Mr Wood said an OC could not legally restrict how long an owner leases their premises for, pointing to the case won by Docklands short-stay operator and former VicAIA president Paul Salter in 2016.
Mr Salter was successful in a landmark Supreme Court decision that went against the OC at Watergate Docklands apartment complex, which had tried to prevent stays of less than 30 days at the 18-storey tower.
“As a lot owner you’ve bought an asset, you want to make money from the asset, and the owners’ corporation has no power to restrict how long or short you rent out your property for. You can rent it to a tenant for three months, you can rent it to another resident for a couple of nights or a couple of weeks.”
Mr Wood said VicAIA would be assisting Mrs Zamora in her legal battle.
Harish Nair, senior associate at Hicks Oakley Chessell Williams and lawyer representing Mrs Zamora, said the case was currently in a preliminary stage, and would be heard at the Victorian Civil and Administrative Tribunal (VCAT) on July 28.
He too said the matter could become a defining case for strata law in Victoria.
“I would agree with that,” he said.
“There are a number of things managers and committee members of OCs need to learn; that they are only responsible for handling the assets of the common property, which is what OCs are created for. When they go beyond those rights, it becomes very questionable whether they’re acting in the interest of everybody in the building.”
But Mr Bacon said all OCs had a delicate balancing act to consider in responding to these unprecedented times.
“On the one hand, lot owners and lessees have freehold and leasehold rights to sub-let, licence and otherwise invite guests to come stay in their apartments for however long or short as they please, and the OC has to respect those rights,” he said.
“But on the other hand, the OC has the duty to act in the best interests of all owners and occupiers and must do all things necessary to ensure the safety and the health of all of the existing owners and residents in the building.”

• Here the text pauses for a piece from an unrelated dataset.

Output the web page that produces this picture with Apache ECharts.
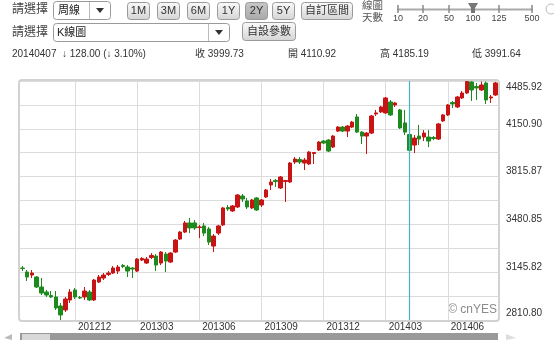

“When you weigh those two competing interests in the context of COVID-19, the health and safety of over 1000 owners and residents in the building must necessarily outweigh the rights and expectations of an absentee AirBnB landlord to rent the unit out to whomever of the general public that desires to use it, in order to turn a profit.”
Harish Nair said that if there was a negligence claim on the part of the OC, then the case may head to the Supreme Court.